━━━ Stored rows

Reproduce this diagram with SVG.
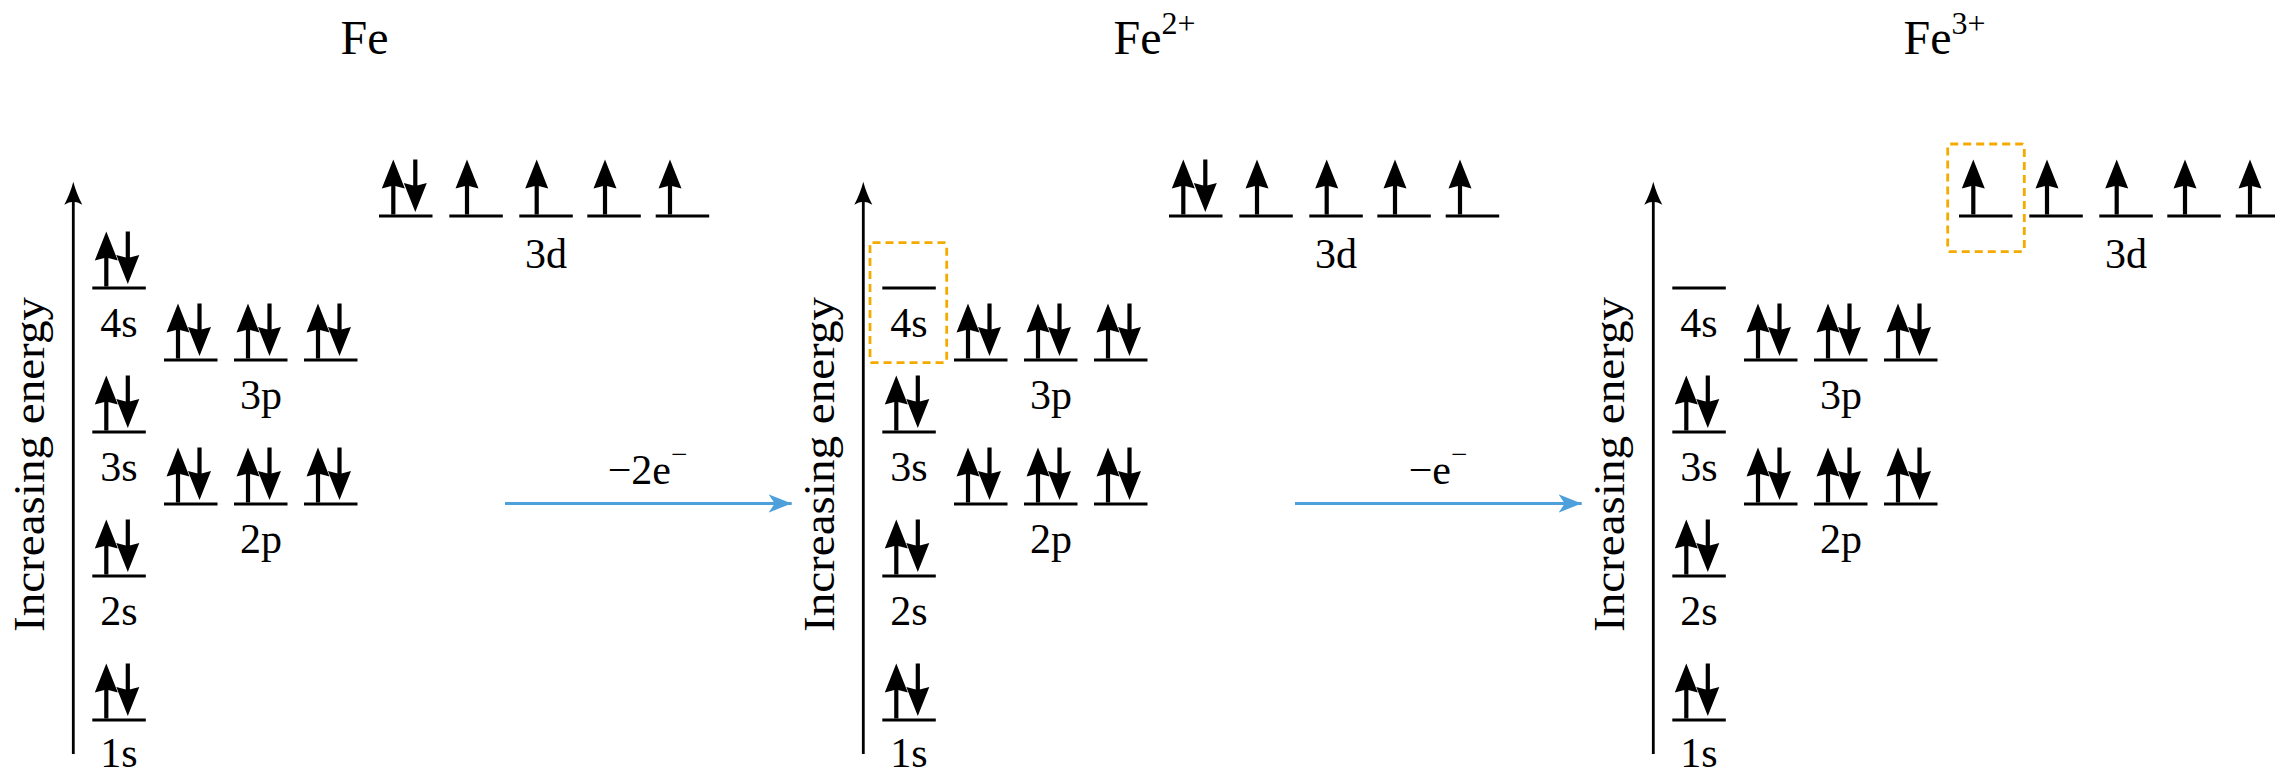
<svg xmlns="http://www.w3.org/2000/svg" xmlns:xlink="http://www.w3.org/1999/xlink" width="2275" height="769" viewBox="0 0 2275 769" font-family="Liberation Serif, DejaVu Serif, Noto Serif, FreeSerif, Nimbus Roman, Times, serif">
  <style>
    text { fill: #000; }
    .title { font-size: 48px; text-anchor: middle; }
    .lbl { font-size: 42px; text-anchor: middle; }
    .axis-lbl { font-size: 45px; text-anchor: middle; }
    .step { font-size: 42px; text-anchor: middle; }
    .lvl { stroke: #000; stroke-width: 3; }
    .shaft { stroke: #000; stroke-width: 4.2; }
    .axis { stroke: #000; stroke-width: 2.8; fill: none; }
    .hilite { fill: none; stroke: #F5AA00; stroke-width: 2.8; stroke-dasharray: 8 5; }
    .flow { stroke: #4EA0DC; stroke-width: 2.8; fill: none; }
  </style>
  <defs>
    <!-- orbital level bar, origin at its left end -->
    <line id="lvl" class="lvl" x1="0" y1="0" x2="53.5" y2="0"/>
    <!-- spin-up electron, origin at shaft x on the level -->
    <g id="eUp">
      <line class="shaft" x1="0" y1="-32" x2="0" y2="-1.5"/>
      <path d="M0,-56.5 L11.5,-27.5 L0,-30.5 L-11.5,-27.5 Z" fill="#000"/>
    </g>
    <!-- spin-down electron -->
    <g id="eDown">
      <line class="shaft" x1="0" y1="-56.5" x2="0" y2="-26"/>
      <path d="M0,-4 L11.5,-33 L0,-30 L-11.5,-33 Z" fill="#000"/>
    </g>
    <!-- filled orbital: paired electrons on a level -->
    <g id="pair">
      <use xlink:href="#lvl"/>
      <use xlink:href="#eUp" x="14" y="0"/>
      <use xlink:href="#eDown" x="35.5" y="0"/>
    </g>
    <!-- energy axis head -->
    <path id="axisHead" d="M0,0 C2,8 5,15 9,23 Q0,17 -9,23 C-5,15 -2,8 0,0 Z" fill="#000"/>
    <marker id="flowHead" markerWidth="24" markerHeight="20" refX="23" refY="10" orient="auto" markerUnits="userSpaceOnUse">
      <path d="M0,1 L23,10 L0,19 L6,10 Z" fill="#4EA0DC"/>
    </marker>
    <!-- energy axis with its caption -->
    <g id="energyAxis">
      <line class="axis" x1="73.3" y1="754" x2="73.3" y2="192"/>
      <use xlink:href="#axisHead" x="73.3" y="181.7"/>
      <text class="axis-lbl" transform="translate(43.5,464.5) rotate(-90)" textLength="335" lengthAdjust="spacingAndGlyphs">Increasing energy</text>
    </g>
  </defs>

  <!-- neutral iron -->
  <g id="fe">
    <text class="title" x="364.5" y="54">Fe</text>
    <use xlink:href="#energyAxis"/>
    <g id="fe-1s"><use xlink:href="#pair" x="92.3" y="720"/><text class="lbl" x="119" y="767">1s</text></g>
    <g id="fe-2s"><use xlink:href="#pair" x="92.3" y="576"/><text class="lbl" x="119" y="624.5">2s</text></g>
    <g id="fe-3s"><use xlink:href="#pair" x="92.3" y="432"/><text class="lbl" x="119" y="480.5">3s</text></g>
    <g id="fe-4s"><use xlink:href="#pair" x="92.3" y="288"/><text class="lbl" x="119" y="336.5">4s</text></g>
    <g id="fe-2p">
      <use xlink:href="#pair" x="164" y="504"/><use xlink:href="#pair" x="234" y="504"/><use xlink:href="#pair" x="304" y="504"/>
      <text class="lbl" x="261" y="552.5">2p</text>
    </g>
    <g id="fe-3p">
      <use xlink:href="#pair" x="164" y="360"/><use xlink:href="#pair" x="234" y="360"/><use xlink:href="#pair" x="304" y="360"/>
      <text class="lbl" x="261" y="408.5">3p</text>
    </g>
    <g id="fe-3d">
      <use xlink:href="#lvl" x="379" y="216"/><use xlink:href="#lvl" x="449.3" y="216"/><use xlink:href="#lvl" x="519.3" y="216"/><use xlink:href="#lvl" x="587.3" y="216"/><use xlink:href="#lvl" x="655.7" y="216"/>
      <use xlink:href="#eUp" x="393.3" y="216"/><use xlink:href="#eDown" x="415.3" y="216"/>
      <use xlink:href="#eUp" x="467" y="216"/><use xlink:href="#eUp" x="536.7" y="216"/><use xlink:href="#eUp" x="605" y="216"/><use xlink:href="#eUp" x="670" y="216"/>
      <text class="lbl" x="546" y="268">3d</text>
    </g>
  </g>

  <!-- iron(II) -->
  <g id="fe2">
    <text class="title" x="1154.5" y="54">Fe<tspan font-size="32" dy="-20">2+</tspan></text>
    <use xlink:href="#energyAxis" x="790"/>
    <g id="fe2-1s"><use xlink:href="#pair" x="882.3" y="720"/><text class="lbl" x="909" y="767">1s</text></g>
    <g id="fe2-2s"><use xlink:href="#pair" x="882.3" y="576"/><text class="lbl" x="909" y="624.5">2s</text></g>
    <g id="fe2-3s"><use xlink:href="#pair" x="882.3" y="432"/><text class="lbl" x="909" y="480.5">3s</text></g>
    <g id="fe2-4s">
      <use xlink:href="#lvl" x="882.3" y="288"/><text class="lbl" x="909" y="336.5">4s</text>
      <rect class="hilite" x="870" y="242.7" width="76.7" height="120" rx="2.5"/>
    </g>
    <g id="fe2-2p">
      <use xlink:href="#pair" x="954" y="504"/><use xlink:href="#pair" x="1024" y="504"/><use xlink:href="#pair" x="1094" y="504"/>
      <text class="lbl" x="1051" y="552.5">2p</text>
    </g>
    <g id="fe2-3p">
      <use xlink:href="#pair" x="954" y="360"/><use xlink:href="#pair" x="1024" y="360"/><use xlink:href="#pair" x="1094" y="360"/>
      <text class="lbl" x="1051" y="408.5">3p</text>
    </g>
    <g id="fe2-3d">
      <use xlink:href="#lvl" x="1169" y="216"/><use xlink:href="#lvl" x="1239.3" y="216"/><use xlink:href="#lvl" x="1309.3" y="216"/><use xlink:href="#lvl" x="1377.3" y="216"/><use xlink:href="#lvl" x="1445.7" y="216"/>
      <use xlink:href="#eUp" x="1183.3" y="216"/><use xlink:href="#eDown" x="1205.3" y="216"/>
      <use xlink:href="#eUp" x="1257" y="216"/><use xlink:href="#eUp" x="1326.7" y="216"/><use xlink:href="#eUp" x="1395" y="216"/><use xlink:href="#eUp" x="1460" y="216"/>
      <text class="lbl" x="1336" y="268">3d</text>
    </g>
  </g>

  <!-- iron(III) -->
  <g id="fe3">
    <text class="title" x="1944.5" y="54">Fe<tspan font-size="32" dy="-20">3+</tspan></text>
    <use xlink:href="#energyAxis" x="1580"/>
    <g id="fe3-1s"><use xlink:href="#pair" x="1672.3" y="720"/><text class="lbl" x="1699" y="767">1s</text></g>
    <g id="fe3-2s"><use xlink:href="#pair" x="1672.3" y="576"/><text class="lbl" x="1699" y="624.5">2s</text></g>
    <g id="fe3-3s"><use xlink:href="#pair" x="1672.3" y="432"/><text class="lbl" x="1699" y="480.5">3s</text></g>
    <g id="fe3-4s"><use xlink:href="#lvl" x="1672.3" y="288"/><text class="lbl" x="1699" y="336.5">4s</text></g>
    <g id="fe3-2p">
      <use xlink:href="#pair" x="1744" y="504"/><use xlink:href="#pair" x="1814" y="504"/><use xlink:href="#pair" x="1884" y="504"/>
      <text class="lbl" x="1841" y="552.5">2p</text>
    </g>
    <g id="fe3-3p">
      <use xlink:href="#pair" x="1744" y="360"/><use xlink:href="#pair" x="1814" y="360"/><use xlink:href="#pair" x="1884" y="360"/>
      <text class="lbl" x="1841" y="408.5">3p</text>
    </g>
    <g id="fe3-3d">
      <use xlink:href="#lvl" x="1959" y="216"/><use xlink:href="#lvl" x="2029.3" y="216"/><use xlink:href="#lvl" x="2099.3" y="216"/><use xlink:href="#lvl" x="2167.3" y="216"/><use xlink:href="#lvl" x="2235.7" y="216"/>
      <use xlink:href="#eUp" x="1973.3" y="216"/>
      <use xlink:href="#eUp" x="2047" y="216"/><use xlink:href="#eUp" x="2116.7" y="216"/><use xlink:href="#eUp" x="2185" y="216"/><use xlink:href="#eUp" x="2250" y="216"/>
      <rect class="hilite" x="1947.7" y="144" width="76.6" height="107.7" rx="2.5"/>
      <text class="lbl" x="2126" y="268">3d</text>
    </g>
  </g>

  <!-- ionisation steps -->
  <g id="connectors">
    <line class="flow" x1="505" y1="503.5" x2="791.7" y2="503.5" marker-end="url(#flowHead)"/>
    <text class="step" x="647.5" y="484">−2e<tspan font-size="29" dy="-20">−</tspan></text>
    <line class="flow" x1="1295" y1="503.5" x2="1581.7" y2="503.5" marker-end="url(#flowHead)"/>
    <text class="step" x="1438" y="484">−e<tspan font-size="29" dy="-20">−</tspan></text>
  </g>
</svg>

━━━━━━
━━━ Stored rows

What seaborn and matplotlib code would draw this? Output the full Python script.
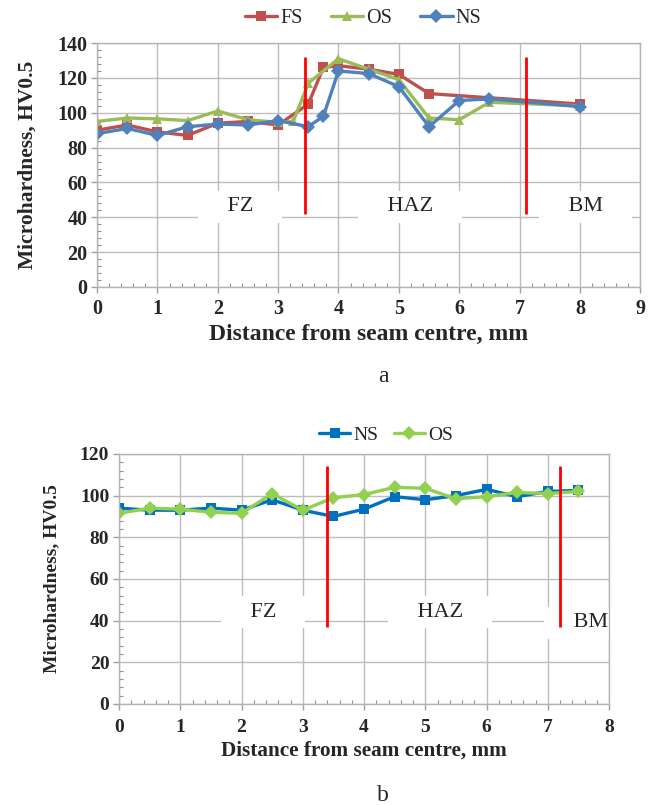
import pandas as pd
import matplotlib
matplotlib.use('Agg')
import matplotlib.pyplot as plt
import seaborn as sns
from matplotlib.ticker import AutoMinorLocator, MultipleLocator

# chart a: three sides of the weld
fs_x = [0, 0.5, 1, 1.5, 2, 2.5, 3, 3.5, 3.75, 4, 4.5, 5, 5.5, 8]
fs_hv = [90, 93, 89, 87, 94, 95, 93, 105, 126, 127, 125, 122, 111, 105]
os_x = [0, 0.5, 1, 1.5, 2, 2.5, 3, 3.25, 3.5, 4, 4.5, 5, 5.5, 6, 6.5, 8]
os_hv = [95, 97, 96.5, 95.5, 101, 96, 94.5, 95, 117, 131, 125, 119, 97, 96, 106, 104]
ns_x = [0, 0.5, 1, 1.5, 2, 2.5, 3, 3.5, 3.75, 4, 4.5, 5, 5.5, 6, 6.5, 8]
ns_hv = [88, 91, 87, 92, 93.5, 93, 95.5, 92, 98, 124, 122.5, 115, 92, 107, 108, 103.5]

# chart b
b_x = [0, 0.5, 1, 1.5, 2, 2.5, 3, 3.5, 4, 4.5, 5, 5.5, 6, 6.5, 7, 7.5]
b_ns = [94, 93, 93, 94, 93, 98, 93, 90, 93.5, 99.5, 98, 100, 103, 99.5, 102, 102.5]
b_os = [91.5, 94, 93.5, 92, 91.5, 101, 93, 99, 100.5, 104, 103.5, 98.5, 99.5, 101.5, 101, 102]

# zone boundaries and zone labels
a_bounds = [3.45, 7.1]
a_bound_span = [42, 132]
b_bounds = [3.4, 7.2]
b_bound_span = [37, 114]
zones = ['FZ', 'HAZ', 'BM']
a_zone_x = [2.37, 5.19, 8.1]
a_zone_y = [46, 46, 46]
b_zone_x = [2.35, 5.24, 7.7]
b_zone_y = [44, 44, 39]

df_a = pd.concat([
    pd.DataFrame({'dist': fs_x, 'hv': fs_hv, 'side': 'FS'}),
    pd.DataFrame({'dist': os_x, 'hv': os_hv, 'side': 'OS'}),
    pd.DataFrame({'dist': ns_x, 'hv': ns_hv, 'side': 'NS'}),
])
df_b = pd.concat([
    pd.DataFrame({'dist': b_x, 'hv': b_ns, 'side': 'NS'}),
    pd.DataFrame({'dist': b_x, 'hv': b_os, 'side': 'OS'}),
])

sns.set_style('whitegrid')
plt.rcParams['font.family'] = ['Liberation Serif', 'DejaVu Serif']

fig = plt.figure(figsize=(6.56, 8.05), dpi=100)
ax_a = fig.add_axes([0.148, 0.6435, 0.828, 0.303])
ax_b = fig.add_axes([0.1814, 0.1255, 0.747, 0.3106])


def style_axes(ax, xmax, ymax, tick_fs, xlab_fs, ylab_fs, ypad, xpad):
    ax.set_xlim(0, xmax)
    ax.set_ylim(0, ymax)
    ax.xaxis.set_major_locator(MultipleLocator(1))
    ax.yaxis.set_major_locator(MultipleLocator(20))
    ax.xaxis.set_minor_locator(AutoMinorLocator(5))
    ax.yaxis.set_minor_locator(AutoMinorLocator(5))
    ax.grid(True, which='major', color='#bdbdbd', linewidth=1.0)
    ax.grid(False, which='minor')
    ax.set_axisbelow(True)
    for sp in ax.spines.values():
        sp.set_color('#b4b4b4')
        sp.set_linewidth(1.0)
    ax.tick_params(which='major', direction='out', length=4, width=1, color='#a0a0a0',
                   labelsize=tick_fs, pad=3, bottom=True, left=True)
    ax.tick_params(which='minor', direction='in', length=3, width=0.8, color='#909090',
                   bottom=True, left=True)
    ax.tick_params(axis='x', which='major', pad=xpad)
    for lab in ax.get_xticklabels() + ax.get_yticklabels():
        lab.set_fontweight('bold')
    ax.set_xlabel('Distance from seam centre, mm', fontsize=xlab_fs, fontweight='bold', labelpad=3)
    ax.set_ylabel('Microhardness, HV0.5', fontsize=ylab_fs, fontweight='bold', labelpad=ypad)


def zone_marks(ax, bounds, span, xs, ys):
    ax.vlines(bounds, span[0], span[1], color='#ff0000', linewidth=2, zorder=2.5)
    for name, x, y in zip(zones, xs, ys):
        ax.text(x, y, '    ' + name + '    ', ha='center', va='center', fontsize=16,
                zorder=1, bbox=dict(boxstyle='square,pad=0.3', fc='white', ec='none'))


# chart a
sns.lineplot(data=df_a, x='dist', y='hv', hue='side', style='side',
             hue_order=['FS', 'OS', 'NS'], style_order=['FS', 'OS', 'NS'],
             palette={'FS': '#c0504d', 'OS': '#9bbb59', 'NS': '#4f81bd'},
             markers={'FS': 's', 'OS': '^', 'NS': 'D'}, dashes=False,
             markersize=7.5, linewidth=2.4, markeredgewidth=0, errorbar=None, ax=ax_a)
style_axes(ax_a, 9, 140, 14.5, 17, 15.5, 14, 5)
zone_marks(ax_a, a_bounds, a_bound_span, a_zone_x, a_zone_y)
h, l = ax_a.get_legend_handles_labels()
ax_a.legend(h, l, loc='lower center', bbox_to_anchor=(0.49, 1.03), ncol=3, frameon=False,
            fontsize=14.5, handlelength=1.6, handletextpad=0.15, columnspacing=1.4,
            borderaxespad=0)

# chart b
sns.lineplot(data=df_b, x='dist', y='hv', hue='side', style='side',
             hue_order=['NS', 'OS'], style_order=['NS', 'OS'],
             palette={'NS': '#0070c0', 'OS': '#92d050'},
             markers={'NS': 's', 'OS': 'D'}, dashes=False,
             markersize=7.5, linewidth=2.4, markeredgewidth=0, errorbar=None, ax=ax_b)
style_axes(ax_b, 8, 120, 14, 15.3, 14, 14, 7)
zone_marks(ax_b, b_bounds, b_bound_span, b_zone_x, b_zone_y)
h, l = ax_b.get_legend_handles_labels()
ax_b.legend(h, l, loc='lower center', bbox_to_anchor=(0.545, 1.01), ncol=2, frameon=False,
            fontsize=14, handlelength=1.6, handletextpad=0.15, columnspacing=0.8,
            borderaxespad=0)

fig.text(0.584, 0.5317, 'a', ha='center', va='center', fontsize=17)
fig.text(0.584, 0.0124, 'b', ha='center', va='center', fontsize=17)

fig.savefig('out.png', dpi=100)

━━━━━━
━━━ Stored rows

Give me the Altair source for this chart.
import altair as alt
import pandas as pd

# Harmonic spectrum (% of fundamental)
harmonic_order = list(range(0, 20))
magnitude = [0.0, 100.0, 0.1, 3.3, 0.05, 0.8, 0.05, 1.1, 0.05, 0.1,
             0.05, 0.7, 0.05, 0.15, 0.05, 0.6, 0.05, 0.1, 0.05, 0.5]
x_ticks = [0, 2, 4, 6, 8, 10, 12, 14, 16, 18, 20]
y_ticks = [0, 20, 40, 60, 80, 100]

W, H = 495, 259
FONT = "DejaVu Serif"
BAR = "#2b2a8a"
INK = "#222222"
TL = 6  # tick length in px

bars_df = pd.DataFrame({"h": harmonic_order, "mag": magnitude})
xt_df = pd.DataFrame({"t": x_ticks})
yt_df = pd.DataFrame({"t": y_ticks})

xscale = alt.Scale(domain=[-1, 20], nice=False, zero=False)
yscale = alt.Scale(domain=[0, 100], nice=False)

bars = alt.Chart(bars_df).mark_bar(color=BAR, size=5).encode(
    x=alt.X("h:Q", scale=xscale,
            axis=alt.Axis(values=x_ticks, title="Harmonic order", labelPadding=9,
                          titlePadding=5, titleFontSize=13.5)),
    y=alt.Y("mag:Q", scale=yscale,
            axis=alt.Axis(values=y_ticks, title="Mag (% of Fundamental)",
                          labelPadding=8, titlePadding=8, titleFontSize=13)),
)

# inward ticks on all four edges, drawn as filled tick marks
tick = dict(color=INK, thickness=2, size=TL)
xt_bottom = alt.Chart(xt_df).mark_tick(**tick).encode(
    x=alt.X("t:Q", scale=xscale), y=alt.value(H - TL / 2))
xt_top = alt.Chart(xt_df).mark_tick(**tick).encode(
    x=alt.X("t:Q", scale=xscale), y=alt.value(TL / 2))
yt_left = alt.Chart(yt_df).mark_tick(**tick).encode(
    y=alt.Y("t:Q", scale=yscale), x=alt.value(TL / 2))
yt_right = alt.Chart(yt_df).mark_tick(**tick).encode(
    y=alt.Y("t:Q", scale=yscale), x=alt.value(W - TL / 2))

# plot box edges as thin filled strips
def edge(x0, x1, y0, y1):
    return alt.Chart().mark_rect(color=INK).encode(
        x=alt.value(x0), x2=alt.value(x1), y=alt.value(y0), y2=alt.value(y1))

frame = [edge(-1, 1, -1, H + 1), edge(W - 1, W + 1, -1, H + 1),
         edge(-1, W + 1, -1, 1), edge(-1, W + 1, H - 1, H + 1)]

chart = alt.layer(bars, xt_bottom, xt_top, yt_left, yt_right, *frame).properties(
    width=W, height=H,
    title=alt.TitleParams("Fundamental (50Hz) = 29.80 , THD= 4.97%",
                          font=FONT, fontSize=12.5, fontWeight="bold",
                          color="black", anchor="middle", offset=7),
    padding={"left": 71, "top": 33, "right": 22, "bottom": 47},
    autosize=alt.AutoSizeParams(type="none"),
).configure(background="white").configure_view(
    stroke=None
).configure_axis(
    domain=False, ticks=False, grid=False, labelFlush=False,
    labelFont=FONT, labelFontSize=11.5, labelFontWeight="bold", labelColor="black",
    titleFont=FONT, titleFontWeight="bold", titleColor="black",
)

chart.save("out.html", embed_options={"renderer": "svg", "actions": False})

━━━━━━

Task directions: Gather all lines from the records above in which "matplotlib" appears.

Written response:
What seaborn and matplotlib code would draw this? Output the full Python script.
import matplotlib
matplotlib.use('Agg')
import matplotlib.pyplot as plt
from matplotlib.ticker import AutoMinorLocator, MultipleLocator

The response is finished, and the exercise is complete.